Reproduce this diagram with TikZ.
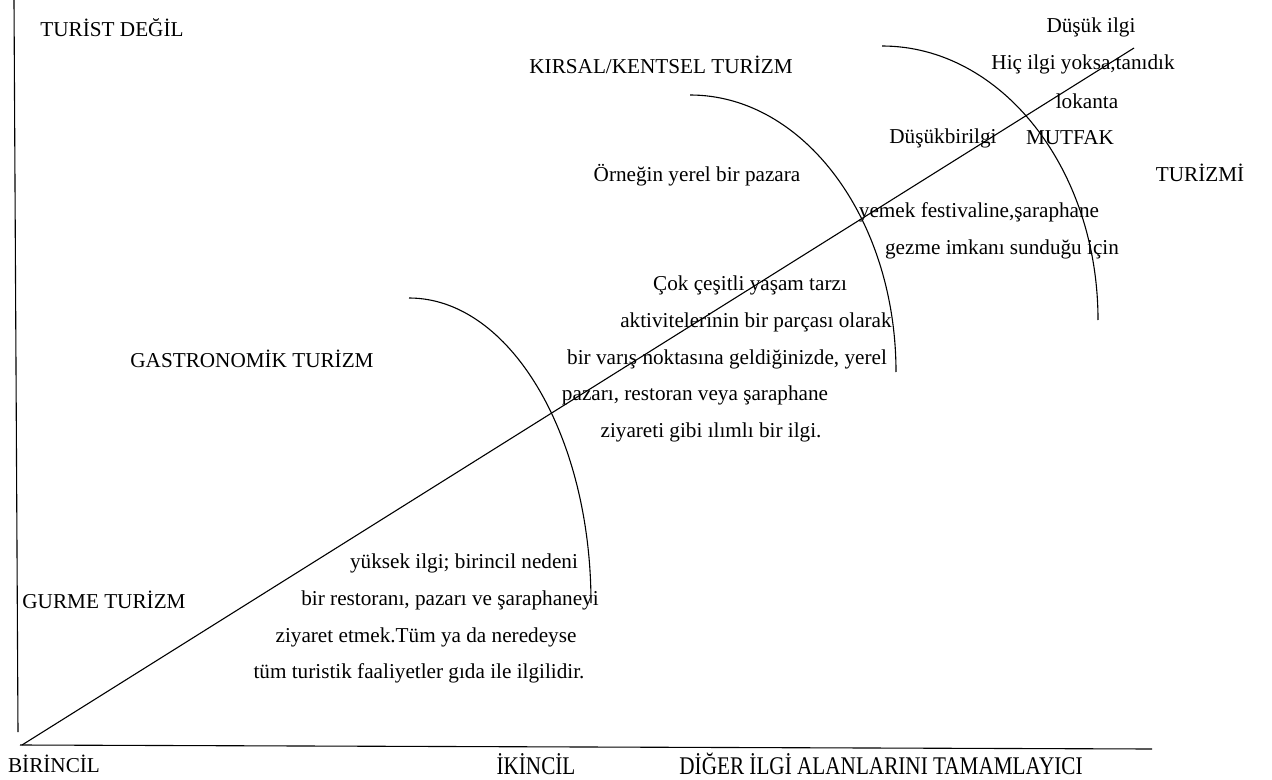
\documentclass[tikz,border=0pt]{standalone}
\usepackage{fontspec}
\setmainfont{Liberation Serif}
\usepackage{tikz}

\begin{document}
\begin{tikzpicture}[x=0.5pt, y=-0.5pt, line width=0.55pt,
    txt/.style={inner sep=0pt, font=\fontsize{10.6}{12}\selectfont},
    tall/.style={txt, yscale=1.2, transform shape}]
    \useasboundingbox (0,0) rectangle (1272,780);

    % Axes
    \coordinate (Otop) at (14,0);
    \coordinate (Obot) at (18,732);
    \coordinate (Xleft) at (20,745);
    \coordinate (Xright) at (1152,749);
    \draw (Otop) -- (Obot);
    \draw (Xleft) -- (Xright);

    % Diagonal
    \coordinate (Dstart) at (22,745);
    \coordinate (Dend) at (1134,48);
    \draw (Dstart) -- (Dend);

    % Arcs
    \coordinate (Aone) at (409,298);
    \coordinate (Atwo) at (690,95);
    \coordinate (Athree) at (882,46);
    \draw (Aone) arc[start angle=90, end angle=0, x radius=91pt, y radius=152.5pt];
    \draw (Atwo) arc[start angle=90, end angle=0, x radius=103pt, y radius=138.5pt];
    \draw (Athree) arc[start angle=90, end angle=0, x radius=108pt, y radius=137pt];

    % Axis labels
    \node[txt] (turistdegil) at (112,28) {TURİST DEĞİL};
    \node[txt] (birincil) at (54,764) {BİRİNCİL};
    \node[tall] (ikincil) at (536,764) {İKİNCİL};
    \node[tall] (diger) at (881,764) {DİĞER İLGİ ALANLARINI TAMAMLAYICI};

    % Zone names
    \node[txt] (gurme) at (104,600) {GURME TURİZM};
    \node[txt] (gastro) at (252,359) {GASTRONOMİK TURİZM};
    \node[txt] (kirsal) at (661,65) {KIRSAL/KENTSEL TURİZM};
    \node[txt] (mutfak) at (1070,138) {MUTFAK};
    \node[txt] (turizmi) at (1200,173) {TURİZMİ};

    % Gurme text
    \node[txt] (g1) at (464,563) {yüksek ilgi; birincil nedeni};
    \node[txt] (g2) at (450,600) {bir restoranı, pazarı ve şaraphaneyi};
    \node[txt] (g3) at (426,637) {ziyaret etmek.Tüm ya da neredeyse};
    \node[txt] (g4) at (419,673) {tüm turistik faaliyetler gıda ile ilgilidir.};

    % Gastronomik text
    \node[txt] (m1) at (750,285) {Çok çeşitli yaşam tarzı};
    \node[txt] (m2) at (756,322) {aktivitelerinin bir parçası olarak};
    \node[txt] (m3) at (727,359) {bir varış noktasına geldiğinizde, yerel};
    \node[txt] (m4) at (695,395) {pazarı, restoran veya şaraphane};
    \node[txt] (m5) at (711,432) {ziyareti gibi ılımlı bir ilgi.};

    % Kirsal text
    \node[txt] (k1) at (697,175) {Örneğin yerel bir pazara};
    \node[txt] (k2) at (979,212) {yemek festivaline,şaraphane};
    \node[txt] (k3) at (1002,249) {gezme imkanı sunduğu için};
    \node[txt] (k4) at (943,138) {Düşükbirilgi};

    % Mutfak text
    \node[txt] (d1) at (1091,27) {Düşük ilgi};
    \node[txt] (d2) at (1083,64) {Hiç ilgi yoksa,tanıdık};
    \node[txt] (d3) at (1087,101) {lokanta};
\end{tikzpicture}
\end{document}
....................
▶ [Aim] Copy nothing but the lines from the first one in the listing through the line with "(g4) at (419,673)", and omit the pictures.

▶ [Task answer]
Reproduce this diagram with TikZ.
\documentclass[tikz,border=0pt]{standalone}
\usepackage{fontspec}
\setmainfont{Liberation Serif}
\usepackage{tikz}

\begin{document}
\begin{tikzpicture}[x=0.5pt, y=-0.5pt, line width=0.55pt,
    txt/.style={inner sep=0pt, font=\fontsize{10.6}{12}\selectfont},
    tall/.style={txt, yscale=1.2, transform shape}]
    \useasboundingbox (0,0) rectangle (1272,780);

    % Axes
    \coordinate (Otop) at (14,0);
    \coordinate (Obot) at (18,732);
    \coordinate (Xleft) at (20,745);
    \coordinate (Xright) at (1152,749);
    \draw (Otop) -- (Obot);
    \draw (Xleft) -- (Xright);

    % Diagonal
    \coordinate (Dstart) at (22,745);
    \coordinate (Dend) at (1134,48);
    \draw (Dstart) -- (Dend);

    % Arcs
    \coordinate (Aone) at (409,298);
    \coordinate (Atwo) at (690,95);
    \coordinate (Athree) at (882,46);
    \draw (Aone) arc[start angle=90, end angle=0, x radius=91pt, y radius=152.5pt];
    \draw (Atwo) arc[start angle=90, end angle=0, x radius=103pt, y radius=138.5pt];
    \draw (Athree) arc[start angle=90, end angle=0, x radius=108pt, y radius=137pt];

    % Axis labels
    \node[txt] (turistdegil) at (112,28) {TURİST DEĞİL};
    \node[txt] (birincil) at (54,764) {BİRİNCİL};
    \node[tall] (ikincil) at (536,764) {İKİNCİL};
    \node[tall] (diger) at (881,764) {DİĞER İLGİ ALANLARINI TAMAMLAYICI};

    % Zone names
    \node[txt] (gurme) at (104,600) {GURME TURİZM};
    \node[txt] (gastro) at (252,359) {GASTRONOMİK TURİZM};
    \node[txt] (kirsal) at (661,65) {KIRSAL/KENTSEL TURİZM};
    \node[txt] (mutfak) at (1070,138) {MUTFAK};
    \node[txt] (turizmi) at (1200,173) {TURİZMİ};

    % Gurme text
    \node[txt] (g1) at (464,563) {yüksek ilgi; birincil nedeni};
    \node[txt] (g2) at (450,600) {bir restoranı, pazarı ve şaraphaneyi};
    \node[txt] (g3) at (426,637) {ziyaret etmek.Tüm ya da neredeyse};
    \node[txt] (g4) at (419,673) {tüm turistik faaliyetler gıda ile ilgilidir.};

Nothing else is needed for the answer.